With Solana down 6.4% in 7 days but Cardano up 2.84% in a session — which is the better Asian session crypto trade?
CSFX’s answer is asset-specific and timeframe-dependent. In the immediate Asian session (24–48 hours), neither trade is compelling for the same reason: the macro environment — elevated US bond yields, risk-off positioning following last week’s US credit rating action, and broad digital asset outflows — creates a headwind for both. Chasing Cardano’s session gain at $0.236 risks paying the top of an intra-day squeeze rather than participating in a sustainable move. Solana at $81.24 in a risk-off environment is not a buy on any dip below $80 — it is a wait for $76 situation. Over the 2–4 week horizon, the trade distinction becomes meaningful: Cardano’s combination of whale accumulation at a 5-year high, three pending spot ETF applications, and the Midnight mainnet deployment creates a catalyst-rich environment that is partially independent of macro. Solana’s ETF inflow story and AI agent economy traction are also genuine medium-term positives. But if forced to choose one for the week of 2–6 June, CSFX would express a preference for ADA over SOL — not because ADA’s fundamentals are superior, but because the whale accumulation signal at this specific supply level (67% of supply in wallets holding 1M+ ADA) has historically preceded ADA re-ratings in prior cycles. Size both positions at no more than 40% of full crypto allocation given the macro backdrop.

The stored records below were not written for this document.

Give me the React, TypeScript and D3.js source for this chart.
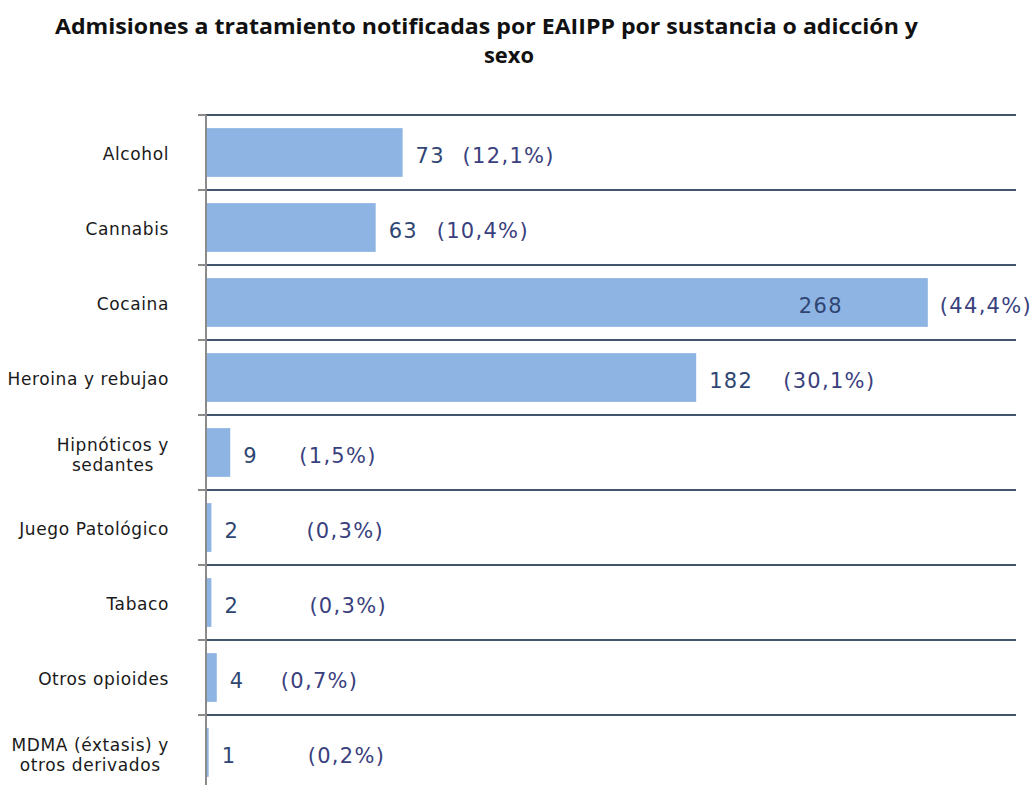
import React, { useEffect, useRef } from "react";
import * as d3 from "d3";

const categories: string[][] = [
  ["Alcohol"],
  ["Cannabis"],
  ["Cocaina"],
  ["Heroina y rebujao"],
  ["Hipnóticos y", "sedantes"],
  ["Juego Patológico"],
  ["Tabaco"],
  ["Otros opioides"],
  ["MDMA (éxtasis) y", "otros derivados"],
];
const values: number[] = [73, 63, 268, 182, 9, 2, 2, 4, 1];
const percentLabels: string[] = ["(12,1%)", "(10,4%)", "(44,4%)", "(30,1%)", "(1,5%)", "(0,3%)", "(0,3%)", "(0,7%)", "(0,2%)"];
// layout: gap (px) from bar end to the start of each percentage label
const pctGap: number[] = [60, 61, 12, 87, 69, 95, 98, 64, 99];
const titleLines = ["Admisiones a tratamiento notificadas por EAIIPP  por sustancia o adicción y", "sexo"];

const W = 1036;
const H = 785;

export default function App() {
  const ref = useRef<SVGSVGElement>(null);
  useEffect(() => {
    const svg = d3.select(ref.current);
    svg.selectAll("*").remove();
    const keys = categories.map((c) => c.join(" "));
    const top = 115;
    const step = 75;
    const y = d3.scaleBand<string>().domain(keys).range([top, top + step * keys.length]).paddingInner(0.35).paddingOuter(0.175);
    const x = d3.scaleLinear().domain([0, 300]).range([206, 1014]);

    svg.append("rect").attr("width", W).attr("height", H).attr("fill", "#fff");

    // title
    svg.append("text")
      .attr("x", 55).attr("y", 34)
      .attr("textLength", 863).attr("lengthAdjust", "spacingAndGlyphs")
      .attr("font-family", "'Open Sans', sans-serif").attr("font-weight", 700).attr("font-size", 21)
      .attr("fill", "#111").text(titleLines[0]);
    svg.append("text")
      .attr("x", 509).attr("y", 63).attr("text-anchor", "middle")
      .attr("font-family", "'Open Sans', sans-serif").attr("font-weight", 700).attr("font-size", 21)
      .attr("textLength", 50).attr("lengthAdjust", "spacingAndGlyphs")
      .attr("fill", "#111").text(titleLines[1]);

    // bars
    svg.append("g").selectAll("rect").data(values).join("rect")
      .attr("x", x(0))
      .attr("y", (_d, i) => y(keys[i])!)
      .attr("width", (d) => x(d) - x(0))
      .attr("height", y.bandwidth())
      .attr("fill", "#8EB4E3");

    // horizontal separators
    const bounds = d3.range(keys.length).map((i) => top + i * step);
    svg.append("g").selectAll("line").data(bounds).join("line")
      .attr("x1", 199).attr("x2", 1016)
      .attr("y1", (d) => d).attr("y2", (d) => d)
      .attr("stroke", "#44546A").attr("stroke-width", 2);
    // tick marks grey
    svg.append("g").selectAll("line").data(bounds).join("line")
      .attr("x1", 198).attr("x2", 206)
      .attr("y1", (d) => d).attr("y2", (d) => d)
      .attr("stroke", "#8a8a8a").attr("stroke-width", 2);
    // axis
    svg.append("line").attr("x1", 206).attr("x2", 206).attr("y1", top).attr("y2", H)
      .attr("stroke", "#8a8a8a").attr("stroke-width", 2);

    const center = (i: number) => y(keys[i])! + y.bandwidth() / 2;
    const maxV = d3.max(values)!;

    // value labels
    const valFont = "'DejaVu Sans', Verdana, sans-serif";
    svg.append("g").selectAll("text").data(values).join("text")
      .attr("x", (d) => (d === maxV ? x(d) - 85 : x(d) + 13))
      .attr("y", (_d, i) => center(i) + 10.5)
      .attr("text-anchor", (d) => (d === maxV ? "end" : "start"))
      .attr("font-family", valFont).attr("font-size", 21).attr("letter-spacing", 1.3)
      .attr("fill", "#2F4673")
      .text((d) => String(d));

    // percentage labels
    svg.append("g").selectAll("text").data(percentLabels).join("text")
      .attr("x", (_d, i) => x(values[i]) + pctGap[i])
      .attr("y", (_d, i) => center(i) + 10.5)
      .attr("font-family", valFont).attr("font-size", 21).attr("letter-spacing", 1.3)
      .attr("fill", "#3A3F7E")
      .text((d) => d);

    // category labels
    const labelRight = 169;
    const catG = svg.append("g");
    categories.forEach((lines, i) => {
      const c = center(i);
      if (lines.length === 1) {
        catG.append("text").attr("x", labelRight).attr("y", c + 7)
          .attr("text-anchor", "end").attr("font-family", valFont).attr("font-size", 17).attr("letter-spacing", 0.6)
          .attr("fill", "#1a1a1a").text(lines[0]);
      } else {
        const ts = lines.map((l, k) =>
          catG.append("text").attr("y", c - 2 + k * 20)
            .attr("text-anchor", "middle").attr("font-family", valFont).attr("font-size", 17).attr("letter-spacing", 0.6)
            .attr("fill", "#1a1a1a").text(l)
        );
        const wMax = d3.max(ts, (t) => (t.node() as SVGTextElement).getComputedTextLength())!;
        ts.forEach((t) => t.attr("x", labelRight - wMax / 2));
      }
    });
  }, []);
  return (
    <svg ref={ref} width={W} height={H} style={{ position: "absolute", left: 0, top: 0, display: "block" }} />
  );
}
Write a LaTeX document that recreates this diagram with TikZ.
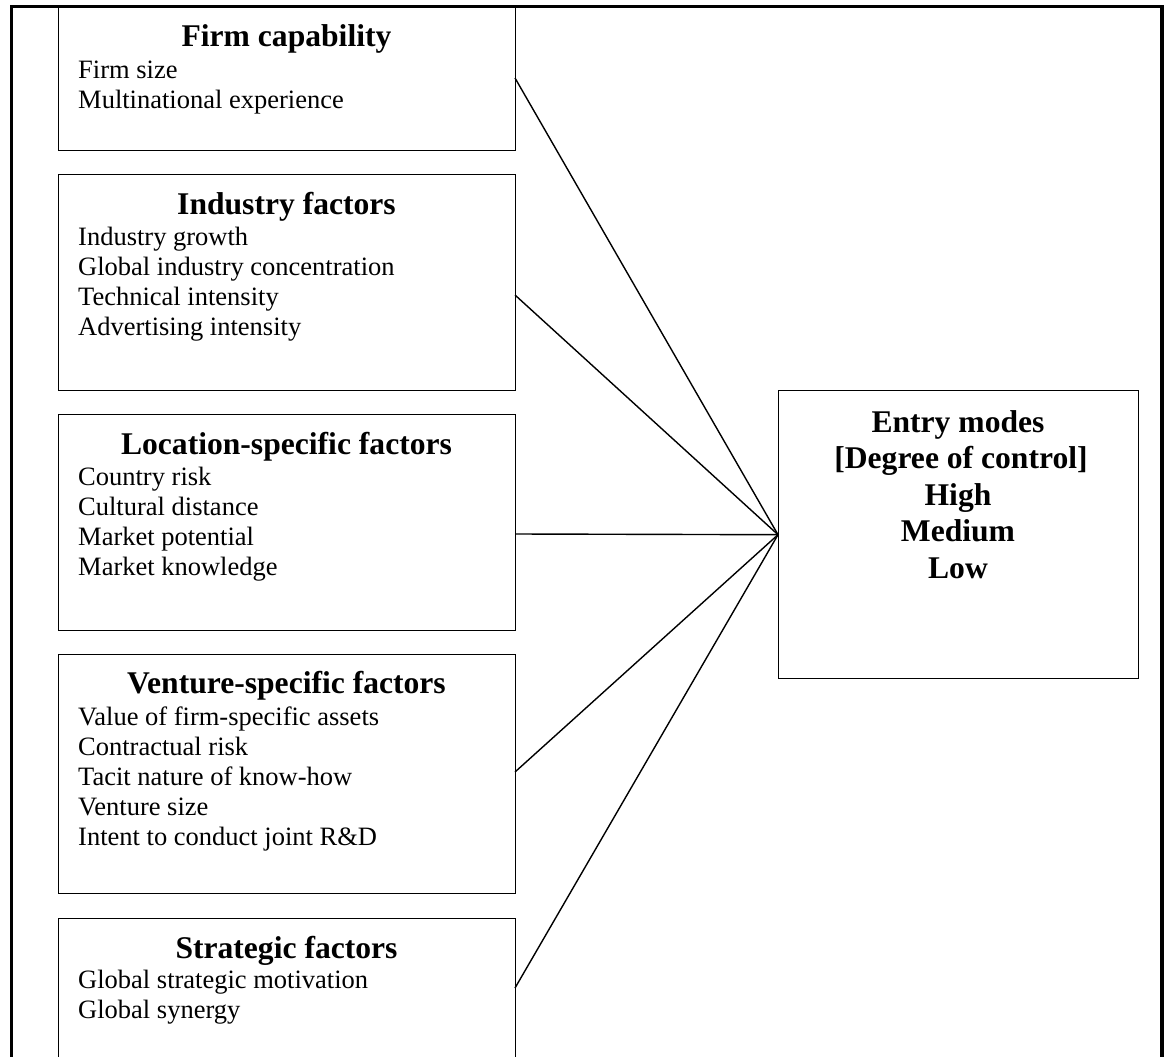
\documentclass[tikz,border=0pt]{standalone}
\usepackage{fontspec}
\setmainfont{Liberation Serif}
\begin{document}
\begin{tikzpicture}[x=1pt,y=-1pt,
  outerframe/.style={line width=3.2pt, line cap=rect},
  factorbox/.style={draw, line width=1.4pt, anchor=north west, inner sep=0pt,
                    minimum width=457pt},
  entrybox/.style={draw, line width=1.4pt, anchor=north west, inner sep=0pt,
                   minimum width=360pt, minimum height=288pt},
  link/.style={line width=1.4pt},
  boxtitle/.style={anchor=base, inner sep=0pt, font=\bfseries\fontsize{31.6}{37}\selectfont},
  boxitem/.style={anchor=base west, inner sep=0pt, font=\fontsize{26.5}{30}\selectfont},
  entryline/.style={anchor=base, inner sep=0pt, font=\bfseries\fontsize{31.6}{37}\selectfont}]

\useasboundingbox (0,0) rectangle (1165,1057);
\fill[white] (0,0) rectangle (1165,1057);
\clip (0,0) rectangle (1165,1057);

% outer frame, open at the bottom
\draw[outerframe] (11.7,1080) -- (11.7,6.5) -- (1162,6.5) -- (1162,1080);

% factor boxes
\node[factorbox, minimum height=143pt] (firm) at (58,7) {};
\node[factorbox, minimum height=216pt] (industry) at (58,174) {};
\node[factorbox, minimum height=216pt] (location) at (58,414) {};
\node[factorbox, minimum height=239pt] (venture) at (58,654) {};
\node[factorbox, minimum height=180pt] (strategic) at (58,918) {};

% Firm capability
\node[boxtitle] (firm-t) at (286.5,47) {Firm capability};
\node[boxitem] (firm-1) at (78,78) {Firm size};
\node[boxitem] (firm-2) at (78,108) {Multinational experience};

% Industry factors
\node[boxtitle] (industry-t) at (286.5,214) {Industry factors};
\node[boxitem] (industry-1) at (78,245) {Industry growth};
\node[boxitem] (industry-2) at (78,275) {Global industry concentration};
\node[boxitem] (industry-3) at (78,305) {Technical intensity};
\node[boxitem] (industry-4) at (78,335) {Advertising intensity};

% Location-specific factors
\node[boxtitle] (location-t) at (286.5,454) {Location-specific factors};
\node[boxitem] (location-1) at (78,485) {Country risk};
\node[boxitem] (location-2) at (78,515) {Cultural distance};
\node[boxitem] (location-3) at (78,545) {Market potential};
\node[boxitem] (location-4) at (78,575) {Market knowledge};

% Venture-specific factors
\node[boxtitle] (venture-t) at (286.5,693) {Venture-specific factors};
\node[boxitem] (venture-1) at (78,725) {Value of firm-specific assets};
\node[boxitem] (venture-2) at (78,755) {Contractual risk};
\node[boxitem] (venture-3) at (78,785) {Tacit nature of know-how};
\node[boxitem] (venture-4) at (78,815) {Venture size};
\node[boxitem] (venture-5) at (78,845) {Intent to conduct joint R\&D};

% Strategic factors
\node[boxtitle] (strategic-t) at (286.5,958) {Strategic factors};
\node[boxitem] (strategic-1) at (78,988) {Global strategic motivation};
\node[boxitem] (strategic-2) at (78,1018) {Global synergy};

% Entry modes
\node[entrybox] (entry) at (778,390) {};
\node[entryline] (entry-1) at (958,432) {Entry modes};
\node[entryline] (entry-2) at (961,468.5) {[Degree of control]};
\node[entryline] (entry-3) at (958,505) {High};
\node[entryline] (entry-4) at (958,541.5) {Medium};
\node[entryline] (entry-5) at (958,578) {Low};

% exit points on the right side of the factor boxes
\coordinate (firm-out) at (515,78);
\coordinate (industry-out) at (515,295);
\coordinate (location-out) at (515,534);
\coordinate (venture-out) at (515,772);
\coordinate (strategic-out) at (515,988);

% connectors
\foreach \src in {firm,industry,location,venture,strategic}
  \draw[link] (\src-out) -- (entry.west);

\end{tikzpicture}
\end{document}
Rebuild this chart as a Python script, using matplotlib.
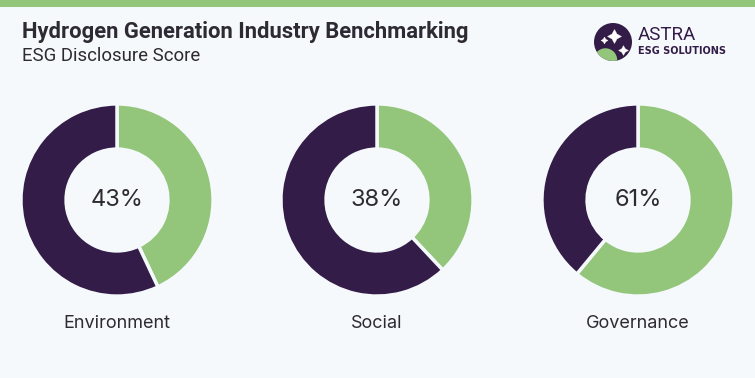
import matplotlib.pyplot as plt
from matplotlib.patches import Circle, Rectangle

# data
categories = ['Environment', 'Social', 'Governance']
scores = [43, 38, 61]

green = '#93c67b'
purple = '#331c47'
bg = '#f5f9fc'
text_col = '#2e2a33'

fig = plt.figure(figsize=(7.55, 3.78), dpi=100, facecolor=bg)

# top green band
fig.patches.append(Rectangle((0, 1 - 7 / 378), 1, 7 / 378, transform=fig.transFigure,
                             facecolor=green, edgecolor='none', zorder=0))

# title and subtitle
fig.text(22 / 755, 1 - 38 / 378, 'Hydrogen Generation Industry Benchmarking',
         fontsize=15.8, fontweight='bold', family='Roboto', color=text_col)
fig.text(22 / 755, 1 - 61 / 378, 'ESG Disclosure Score',
         fontsize=13.4, family='Roboto', color=text_col)

# logo
lax = fig.add_axes([594 / 755, 1 - 61 / 378, 38 / 755, 38 / 378])
lax.set_xlim(-1, 1)
lax.set_ylim(-1, 1)
lax.set_aspect('equal')
lax.axis('off')
logo = Circle((0, 0), 1, facecolor=purple, edgecolor='none')
lax.add_patch(logo)
hill = Circle((-0.4, -0.95), 0.62, facecolor=green, edgecolor='none')
lax.add_patch(hill)
hill.set_clip_path(logo)
for x, y, s in [(0.05, 0.3, 10), (-0.5, 0.12, 5), (0.5, -0.4, 7)]:
    lax.plot(x, y, marker=(4, 1, 0), markersize=s, color='white', mec='white', mew=0.3)
fig.text(638 / 755, 1 - 40 / 378, 'ASTRA', fontsize=13.5, color=purple, family='Roboto')
fig.text(638 / 755, 1 - 54 / 378, 'ESG SOLUTIONS', fontsize=7, fontweight='bold',
         color=purple, family='DejaVu Sans')

# donuts
centers = [117, 377, 638]
size = 196
for name, val, cx in zip(categories, scores, centers):
    ax = fig.add_axes([(cx - size / 2) / 755, 1 - (200 + size / 2) / 378,
                       size / 755, size / 378])
    ax.pie([val, 100 - val], colors=[green, purple], startangle=90, counterclock=False,
           radius=1.0, wedgeprops=dict(width=0.47, edgecolor=bg, linewidth=2.5))
    ax.set_xlim(-1.02, 1.02)
    ax.set_ylim(-1.02, 1.02)
    ax.text(0, 0, f'{val}%', ha='center', va='center', fontsize=17,
            family='Inter', color=text_col)
    fig.text(cx / 755, 1 - 323 / 378, name, ha='center', va='center',
             fontsize=13, family='Inter', color=text_col)

fig.savefig('out.png', dpi=100, facecolor=bg)
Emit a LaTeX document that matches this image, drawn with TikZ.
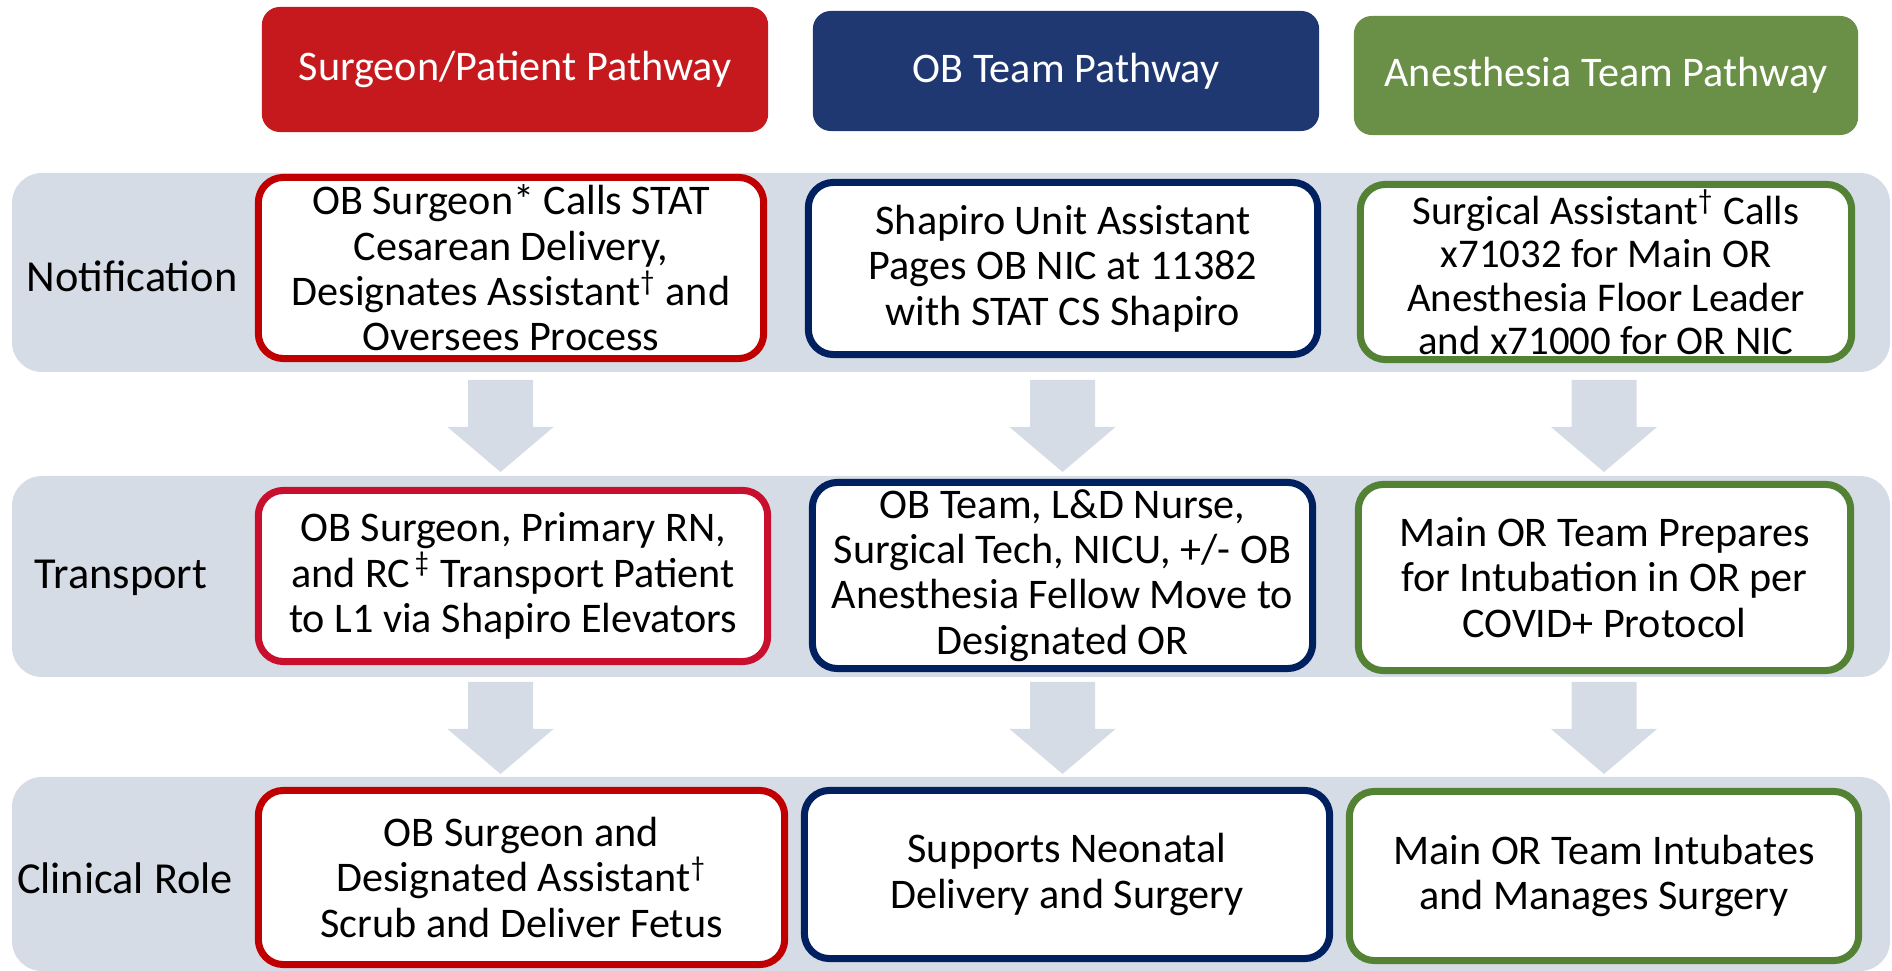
\documentclass[tikz,border=0pt]{standalone}
\usepackage{fontspec}
\setmainfont{Carlito}
\usepackage{tikz}

\definecolor{surgred}{HTML}{C5191D}
\definecolor{surgline}{HTML}{C00000}
\definecolor{surglinetwo}{HTML}{C8102E}
\definecolor{obblue}{HTML}{1F3871}
\definecolor{obline}{HTML}{002060}
\definecolor{anesgreen}{HTML}{6A8F47}
\definecolor{anesline}{HTML}{548235}
\definecolor{bandgray}{HTML}{D6DCE5}

\newcommand{\dg}{\textsuperscript{\textdagger}}

\begin{document}
\begin{tikzpicture}[x=0.01cm,y=-0.01cm,
  band/.style={fill=bandgray,rounded corners=0.3cm},
  header/.style={fill=#1,rounded corners=0.18cm,text=white,inner sep=0pt,font=\fontsize{12}{14}\selectfont},
  stepbox/.style={draw=#1,line width=2pt,fill=white,rounded corners=0.25cm,align=center,inner sep=0pt,font=\fontsize{12}{12.9}\selectfont},
  rowlabel/.style={anchor=base,font=\fontsize{12.6}{14}\selectfont},
  pics/downarrow/.style={code={
    \fill[bandgray] (-32.5,0) -- (32.5,0) -- (32.5,47) -- (53,47) -- (0,92) -- (-53,47) -- (-32.5,47) -- cycle;
  }}]
  \useasboundingbox (0,0) rectangle (1892,971);
  \clip (0,0) rectangle (1892,971);

  %bands
  \fill[band] (12,173) rectangle (1890,372);
  \fill[band] (12,476) rectangle (1890,677);
  \fill[band] (12,777) rectangle (1890,971);
  \node[rowlabel] (lnotif) at (132,292) {Notification};
  \node[rowlabel] (ltrans) at (121,589) {Transport};
  \node[rowlabel] (lclin) at (125,893) {Clinical Role};

  %arrows
  \foreach \col in {500.5,1062.5,1604}{
    \foreach \row in {380,682}{
      \pic at (\col,\row) {downarrow};
    }
  }

  %headers
  \node[header=surgred,minimum width=5.06cm,minimum height=1.25cm] (hsurg) at (515,69.5) {Surgeon/Patient Pathway};
  \node[header=obblue,minimum width=5.06cm,minimum height=1.2cm] (hob) at (1066,71) {OB Team Pathway};
  \node[header=anesgreen,minimum width=5.04cm,minimum height=1.19cm] (hanes) at (1606,75.5) {Anesthesia Team Pathway};

  %notification
  \node[stepbox=surgline,minimum width=5.05cm,minimum height=1.81cm] (nsurg) at (511,268)
    {OB Surgeon* Calls STAT\\Cesarean Delivery,\\Designates Assistant\dg{} and\\Oversees Process};
  \node[stepbox=obline,minimum width=5.09cm,minimum height=1.72cm] (nob) at (1063,268.5)
    {Shapiro Unit Assistant\\Pages OB NIC at 11382\\with STAT CS Shapiro};
  \node[stepbox=anesline,minimum width=4.91cm,minimum height=1.75cm,font=\fontsize{11.6}{12.3}\selectfont] (nanes) at (1606,272)
    {Surgical Assistant\dg{} Calls\\x71032 for Main OR\\Anesthesia Floor Leader\\and x71000 for OR NIC};

  %transport
  \node[stepbox=surglinetwo,minimum width=5.09cm,minimum height=1.71cm] (tsurg) at (513,576)
    {OB Surgeon, Primary RN,\\and RC\textsuperscript{\,\textdaggerdbl} Transport Patient\\to L1 via Shapiro Elevators};
  \node[stepbox=obline,minimum width=5cm,minimum height=1.86cm] (tob) at (1062.5,575.5)
    {OB Team, L\&D Nurse,\\Surgical Tech, NICU, +/- OB\\Anesthesia Fellow Move to\\Designated OR};
  \node[stepbox=anesline,minimum width=4.92cm,minimum height=1.86cm] (tanes) at (1604.5,577.5)
    {Main OR Team Prepares\\for Intubation in OR per\\COVID+ Protocol};

  %clinical role
  \node[stepbox=surgline,minimum width=5.26cm,minimum height=1.74cm] (csurg) at (521.5,877.5)
    {OB Surgeon and\\Designated Assistant\dg\\Scrub and Deliver Fetus};
  \node[stepbox=obline,minimum width=5.25cm,minimum height=1.68cm] (cob) at (1067,874.5)
    {Supports Neonatal\\Delivery and Surgery};
  \node[stepbox=anesline,minimum width=5.09cm,minimum height=1.69cm] (canes) at (1604,876)
    {Main OR Team Intubates\\and Manages Surgery};
\end{tikzpicture}
\end{document}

CSFX View: Asia-Pacific Enters a Week Defined by Two Binary Decisions and One Threshold

The week of 2–6 June 2026 presents Asian session traders with an unusually clear event structure: two binary central bank outcomes (RBA cut or hold; BoJ intervention or no intervention at 160.00) and one macro threshold (US NFP Friday that will determine whether the dollar’s multi-week strength continues or reverses). Understanding that these three events are not independent is critical — an RBA cut that sends AUD/USD through 0.7050 also creates USD strength that pushes USD/JPY closer to the BoJ’s intervention trigger. The events are correlated, and the sequencing matters: Tuesday’s RBA decision sets the table for Thursday–Friday’s USD catalysts.

For the commodity complex, natural gas’s 20% monthly surge represents the strongest momentum trade in CSFX’s Asia coverage universe, supported by both genuine EIA data and structural Asia-Pacific LNG competition. Copper’s divergence — falling 4.2% in the same period on China demand concerns — confirms that this is not a broad commodity bull market but a commodity-specific narrative. Traders must resist the temptation to treat the energy sector and industrial metals sector as a unified “commodities” position.

In equities and crypto, CSFX’s core positioning is ASX 200 conditional long (RBA hold scenario only), Toyota short, Solana wait-and-buy-dip at $76, and Cardano cautious accumulation at $0.225. The single most important wildcard for digital assets remains the SEC’s posture on pending ADA ETF applications — an approval headline would override all macro headwinds for Cardano. CSFX will issue intra-week alerts if the RBA decision, BoJ intervention, or any major crypto regulatory development materially changes the setups described in this brief.